China’s Effort to Recreate a New Global Order

SCFRonline – Opinion: Unlike classical powers, Beijing pursues its preferred order not through territorial occupation, but through technology, capital, standard-setting, and digital governance.

Laleh Bahari – International Affairs Analyst

If the nineteenth century was the era of colonial empires and the twentieth century the era of United States military hegemony, the twenty-first century is likely to be defined by a different type of competition. This competition will be based less on territorial conquest or the expansion of military bases and more on dominance over technology, data, global standards, supply chains, and international governance institutions. At the center of this transformation stands China; a country that, rather than directly replacing the United States, seeks to rewrite the rules upon which the global order is governed.

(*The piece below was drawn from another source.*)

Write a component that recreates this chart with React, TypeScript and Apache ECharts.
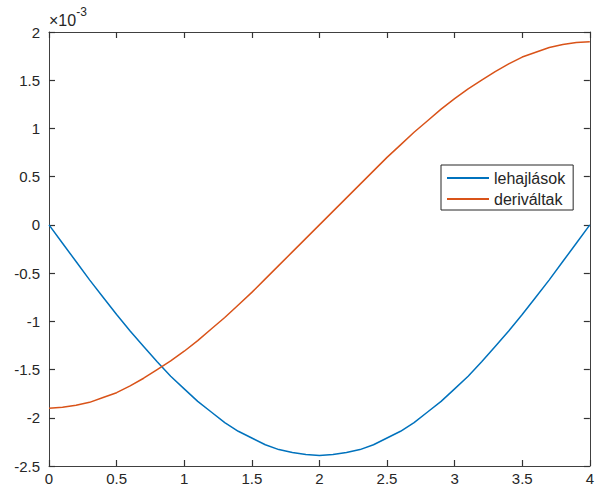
import React, { useEffect, useRef } from "react";
import * as echarts from "echarts";

// x positions
const xValues = [
  0, 0.1, 0.2, 0.3, 0.4, 0.5, 0.6, 0.7, 0.8, 0.9, 1, 1.1, 1.2, 1.3, 1.4, 1.5, 1.6, 1.7, 1.8, 1.9, 2,
  2.1, 2.2, 2.3, 2.4, 2.5, 2.6, 2.7, 2.8, 2.9, 3, 3.1, 3.2, 3.3, 3.4, 3.5, 3.6, 3.7, 3.8, 3.9, 4,
];
// values in units of 10^-3
const lehajlasok = [
  0, -0.19, -0.38, -0.57, -0.75, -0.93, -1.1, -1.26, -1.42, -1.57, -1.7, -1.83, -1.94, -2.05, -2.14, -2.21,
  -2.28, -2.33, -2.36, -2.38, -2.39,
  -2.38, -2.36, -2.33, -2.28, -2.21, -2.14, -2.05, -1.94, -1.83, -1.7, -1.57, -1.42, -1.26, -1.1, -0.93,
  -0.75, -0.57, -0.38, -0.19, 0,
];
const derivaltak = [
  -1.9, -1.89, -1.87, -1.84, -1.79, -1.74, -1.67, -1.59, -1.5, -1.41, -1.31, -1.2, -1.08, -0.96, -0.83,
  -0.7, -0.56, -0.42, -0.28, -0.14, 0,
  0.14, 0.28, 0.42, 0.56, 0.7, 0.83, 0.96, 1.08, 1.2, 1.31, 1.41, 1.5, 1.59, 1.67, 1.74, 1.79, 1.84, 1.87,
  1.89, 1.9,
];
const seriesNames = ["lehajlások", "deriváltak"];
const xTicks = { min: 0, max: 4, interval: 0.5 };
const yTicks = { min: -2.5, max: 2, interval: 0.5 };

const FONT = "'Liberation Sans', Arial, Helvetica, sans-serif";
const TEXT = "#262626";
const AXIS = "#404040";

export default function App() {
  const ref = useRef<HTMLDivElement>(null);
  useEffect(() => {
    if (!ref.current) return;
    const chart = echarts.init(ref.current, undefined, { renderer: "svg" });
    const mkAxisLine = () => ({ show: true, onZero: false, lineStyle: { color: AXIS, width: 1 } });
    const mkTick = () => ({ show: true, inside: true, length: 6, lineStyle: { color: "#333333", width: 1.2 } });
    const mkSplit = () => ({ show: true, lineStyle: { color: "rgba(255,255,255,0)", width: 0.5 } });
    chart.setOption({
      animation: false,
      backgroundColor: "#ffffff",
      grid: { left: 49, top: 32, right: -1, bottom: 26, containLabel: false },
      legend: {
        show: true,
        data: seriesNames,
        orient: "vertical",
        left: 441,
        top: 165,
        padding: [5, 8, 3, 6],
        itemGap: 5,
        itemWidth: 42,
        itemHeight: 2,
        icon: "rect",
        borderColor: "#262626",
        borderWidth: 1,
        backgroundColor: "#ffffff",
        textStyle: { fontFamily: FONT, fontSize: 16, color: TEXT },
      },
      xAxis: [
        {
          type: "value",
          position: "bottom",
          min: xTicks.min,
          max: xTicks.max,
          interval: xTicks.interval,
          axisLine: mkAxisLine(),
          axisTick: mkTick(),
          splitLine: mkSplit(),
          axisLabel: { show: true, margin: 5, fontFamily: FONT, fontSize: 15, color: TEXT, showMinLabel: true, showMaxLabel: true },
        },
        {
          type: "value",
          position: "top",
          min: xTicks.min,
          max: xTicks.max,
          interval: xTicks.interval,
          axisLine: mkAxisLine(),
          axisTick: mkTick(),
          splitLine: mkSplit(),
          axisLabel: { show: false },
        },
      ],
      yAxis: [
        {
          type: "value",
          position: "left",
          min: yTicks.min,
          max: yTicks.max,
          interval: yTicks.interval,
          axisLine: mkAxisLine(),
          axisTick: mkTick(),
          splitLine: mkSplit(),
          axisLabel: { show: true, margin: 9, fontFamily: FONT, fontSize: 15, color: TEXT },
        },
        {
          type: "value",
          position: "right",
          min: yTicks.min,
          max: yTicks.max,
          interval: yTicks.interval,
          axisLine: mkAxisLine(),
          axisTick: mkTick(),
          splitLine: mkSplit(),
          axisLabel: { show: false },
        },
      ],
      graphic: [
        {
          type: "text",
          left: 49,
          top: 6,
          style: {
            text: "{a|×10}{b|-3}",
            rich: {
              a: { fontFamily: FONT, fontSize: 16, fill: TEXT, verticalAlign: "bottom", lineHeight: 22 },
              b: { fontFamily: FONT, fontSize: 12, fill: TEXT, verticalAlign: "top", lineHeight: 22, padding: [0, 0, 8, 0] },
            },
          },
        },
      ],
      series: [
        {
          name: seriesNames[0],
          type: "line",
          data: xValues.map((x, i) => [x, lehajlasok[i]]),
          smooth: false,
          symbol: "none",
          lineStyle: { color: "#0072BD", width: 1.5 },
          itemStyle: { color: "#0072BD" },
        },
        {
          name: seriesNames[1],
          type: "line",
          data: xValues.map((x, i) => [x, derivaltak[i]]),
          smooth: false,
          symbol: "none",
          lineStyle: { color: "#D95319", width: 1.5 },
          itemStyle: { color: "#D95319" },
        },
      ],
    });
    return () => chart.dispose();
  }, []);
  return <div ref={ref} style={{ position: "fixed", left: 0, top: 0, width: 597, height: 492 }} />;
}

Many analyses still interpret the Washington–Beijing rivalry as a new Cold War; however, this interpretation overlooks part of the reality. China is less interested in destroying the existing order than in gradually transforming it from within. Beijing seeks to create a network of economic, technological, and institutional dependencies in which political influence is exercised not through hard power, but through control of global infrastructure. Therefore, China’s desired order should be understood less as a military project and more as a project of reconfiguring global governance.

Technology, the Core Pillar of China’s Power

The most important distinction between China’s strategy and that of traditional powers lies in the role of technology in its foreign policy. While classical powers placed military industries at the center of their superiority, China has turned artificial intelligence, semiconductors, cloud computing, next-generation communications, big data, and biotechnology into fundamental elements of national power.

Today, strategic competition over technology is no longer merely economic competition; it is a competition over defining the future rules of the world. A country that can set technical standards for artificial intelligence, digital infrastructure, or communication networks will in practice also shape part of global governance rules.

Within this framework, Beijing has made massive investments in artificial intelligence development, data centers, quantum computing, and scientific research. The extensive role of the Chinese Academy of Sciences in linking research, industry, and policymaking also demonstrates that the state views science not as an academic domain, but as an instrument of geopolitical competition.

From the Silk Road to Digital Governance

Over the past decade, the Belt and Road Initiative has been the most important symbol of China’s foreign policy; however, this project has now entered a new phase. Whereas in the past the focus was on building ports, railways, and physical infrastructure, the new version of this strategy is centered on digital infrastructure, data-driven economies, communication networks, and smart services.

China has clearly recognized that controlling the future of the global economy cannot be achieved solely through ownership of ports or shipping routes. What matters more is control over technical standards, payment systems, AI platforms, cloud services, and data transmission networks.

For this reason, many developing countries today are not primarily purchasing Chinese military equipment but are increasingly using its digital systems, communication technologies, and smart services. This technological dependency gradually creates a form of strategic dependence whose long-term effects are more enduring than many military alliances.

Global Governance with Chinese Characteristics

Unlike some major powers, China speaks less about regime change or direct intervention in the internal affairs of states. Instead, it emphasizes concepts such as national sovereignty, non-interference, shared development, and multilateralism. Western critics, however, argue that these concepts serve in practice as a cover for expanding China’s geopolitical influence.

Nevertheless, the reality is that many countries in the Global South find this narrative more attractive than Western interventionist models. Beijing, understanding this environment, has introduced initiatives such as the Global Development Initiative, Global Security Initiative, and Global Civilization Initiative to present an alternative vision of the future international order.

In this model, international legitimacy is defined not on the basis of leadership by a single power, but through a network of economic, technological, and institutional cooperation. Although there remains a significant gap between China’s declared ambitions and the resources allocated to them, the overall trend indicates that Beijing is making long-term investments in building new institutions and rules.

The Future Battle Will Be Over the Rules

The main competition between China and the United States is no longer merely about GDP or the number of aircraft carriers. The central arena of competition is the drafting of future global rules. Any country that defines standards in artificial intelligence, cybersecurity, digital economy, emerging technologies, and data governance will effectively gain influence beyond military power.

Accordingly, Beijing seeks simultaneously to develop indigenous technologies and encourage more countries to adopt Chinese infrastructure. In response, the United States is attempting to contain this trend through export restrictions, technological alliances, and heavy investment in advanced industries.

This competition is pushing the world toward a form of technological bipolarity, in which states will be forced to choose between different standards, infrastructures, and ecosystems. For this reason, technology has become the most important arena of power politics in the twenty-first century.

China is pursuing a different path from classical powers in constructing a new global order. Instead of consolidating hegemony through warships or military campaigns, Beijing seeks to gradually align technological infrastructures, digital economic rules, international standards, and global governance institutions with its own interests. Therefore, the future of great power competition will be determined less on battlefields and more in artificial intelligence laboratories, data centers, standards organizations, universities, and digital networks. The world is entering an era in which real power lies not in the number of soldiers, but in the ability to write the rules of the game. China has understood this reality earlier than many of its competitors, and precisely for this reason, it has begun constructing the new order from the field of technology.